1.3 What The Course Is and Isn’t
The 431 course is about getting things done. In developing this course, we adopt a modern approach that places data at the center of our work. Our goal is to teach you how to do truly reproducible research with modern tools. We want you to be able to collect and use data effectively to address questions of interest.
The curriculum includes more on several topics than you might expect from a standard graduate introduction to biostatistics.
- data gathering
- data wrangling
- exploratory data analysis and visualization
- multivariate modeling
- communication
- both Bayesian and frequentist approaches to regression models
It also nearly completely avoids formalism and is extremely applied - this is absolutely not a course in theoretical or mathematical statistics, and this book reflects that approach.
Our work does not require highly advanced mathematics. There’s very little of the mathematical underpinnings here:
\[ f(x) = \frac{e^{-(x - \mu)^{2}/(2\sigma^{2})}}{\sigma{\sqrt{2 \pi }}} \]
Instead, this book (and the course) focus on how we get R to do the things we want to do, and how we interpret the results of our work.
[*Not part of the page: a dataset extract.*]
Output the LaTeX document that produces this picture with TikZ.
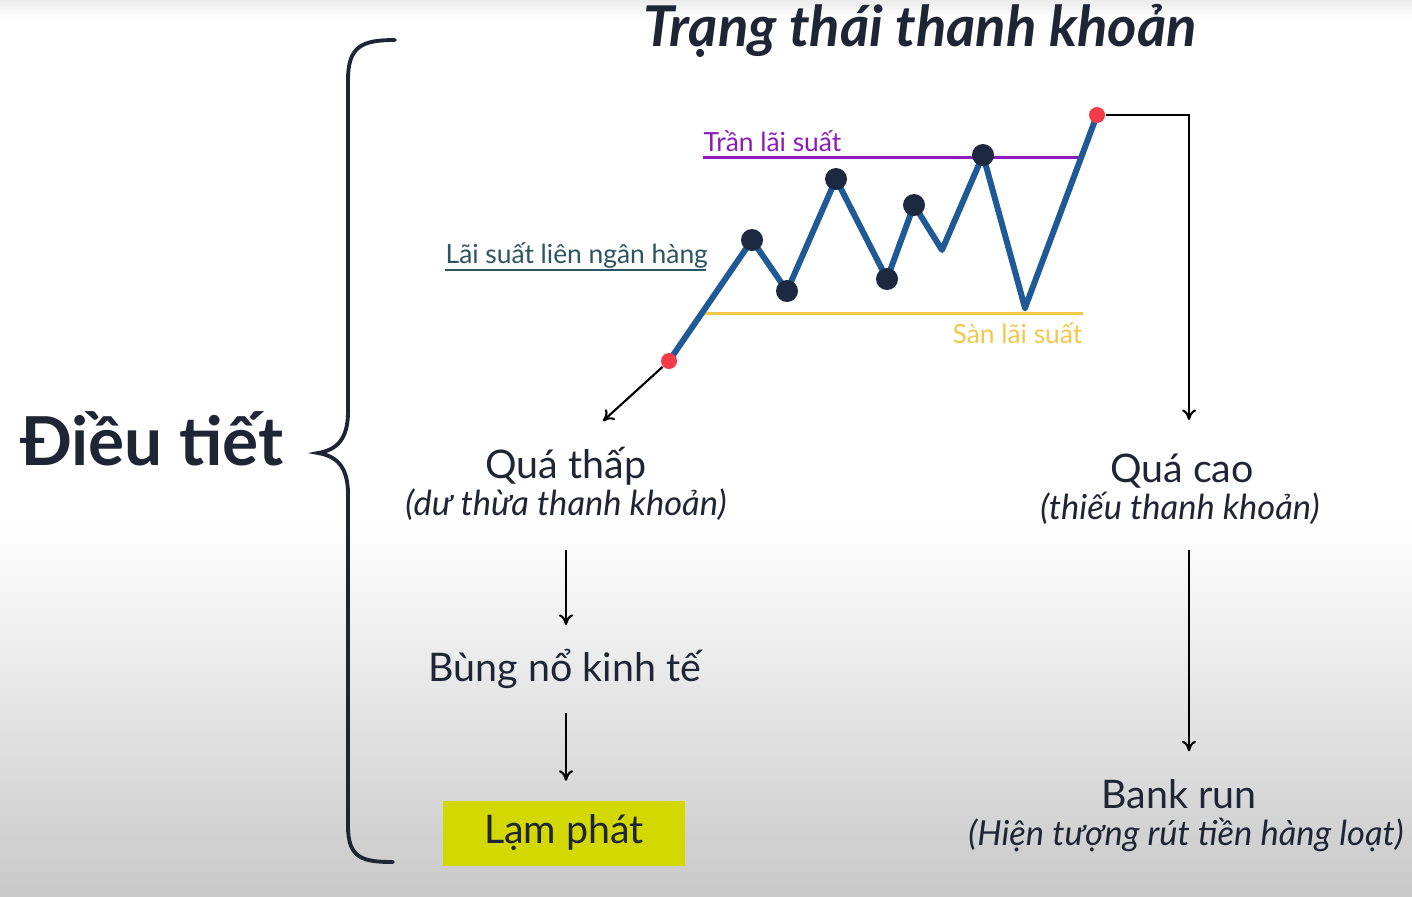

Prior programming knowledge is desirable in some ways, but by no means required.
In 431 (and its follow-up, 432), we hope to provide you with the tools you need to work effectively with regression models. This includes understanding, using and assessing the fit of linear models (in 431) and generalized linear models (in 432) incorporating a wide range of ideas. We want you to understand what regression can and cannot do, and we want you to have a deeper sense of how to get started (and when to stop) with a regression analysis. Note that some of our motivation for the revisions found in this book as compared to prior versions of 431 comes from Gelman, Hill, and Vehtari (2021).
I should also mention that this isn’t a book about big data, by which I mean data that can’t fit easily into a single analytic file residing on a laptop computer. We work with small and medium-sized data files here, and will do so throughout 431 and its follow-up course, 432.